#### Exercise prompt:
Collect every line in the records below that contains the word "LaTeX".

'''

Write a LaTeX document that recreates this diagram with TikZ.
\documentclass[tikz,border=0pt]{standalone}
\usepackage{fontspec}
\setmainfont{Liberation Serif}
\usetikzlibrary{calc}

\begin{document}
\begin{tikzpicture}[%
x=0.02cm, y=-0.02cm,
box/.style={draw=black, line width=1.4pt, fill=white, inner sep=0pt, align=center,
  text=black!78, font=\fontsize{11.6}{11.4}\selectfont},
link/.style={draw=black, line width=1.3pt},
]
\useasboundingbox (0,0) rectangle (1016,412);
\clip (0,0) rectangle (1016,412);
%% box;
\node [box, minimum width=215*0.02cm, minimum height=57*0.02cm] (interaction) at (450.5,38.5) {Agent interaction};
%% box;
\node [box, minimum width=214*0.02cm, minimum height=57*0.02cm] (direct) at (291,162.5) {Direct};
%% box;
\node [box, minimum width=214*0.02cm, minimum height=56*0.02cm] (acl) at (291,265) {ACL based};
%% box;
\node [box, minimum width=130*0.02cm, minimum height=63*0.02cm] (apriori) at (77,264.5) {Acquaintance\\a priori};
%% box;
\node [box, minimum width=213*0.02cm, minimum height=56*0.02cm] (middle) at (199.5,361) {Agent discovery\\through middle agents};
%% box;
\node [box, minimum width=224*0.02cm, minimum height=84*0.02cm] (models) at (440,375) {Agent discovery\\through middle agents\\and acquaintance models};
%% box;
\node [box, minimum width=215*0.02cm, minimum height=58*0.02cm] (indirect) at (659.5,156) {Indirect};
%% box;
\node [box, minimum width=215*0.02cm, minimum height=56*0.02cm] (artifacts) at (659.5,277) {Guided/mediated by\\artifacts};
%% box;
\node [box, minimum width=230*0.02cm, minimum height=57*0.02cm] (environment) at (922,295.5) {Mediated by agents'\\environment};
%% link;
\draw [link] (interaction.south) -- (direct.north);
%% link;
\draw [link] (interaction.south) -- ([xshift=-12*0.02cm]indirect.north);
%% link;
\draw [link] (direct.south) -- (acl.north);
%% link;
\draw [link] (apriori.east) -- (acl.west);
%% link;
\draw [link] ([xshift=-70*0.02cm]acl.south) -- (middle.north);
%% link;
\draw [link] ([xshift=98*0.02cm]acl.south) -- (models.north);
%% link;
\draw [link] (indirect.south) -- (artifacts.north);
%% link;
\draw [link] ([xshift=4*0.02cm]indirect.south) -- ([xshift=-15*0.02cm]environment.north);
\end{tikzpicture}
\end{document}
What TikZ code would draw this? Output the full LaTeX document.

'''

#### Complete answer:
Write a LaTeX document that recreates this diagram with TikZ.
What TikZ code would draw this? Output the full LaTeX document.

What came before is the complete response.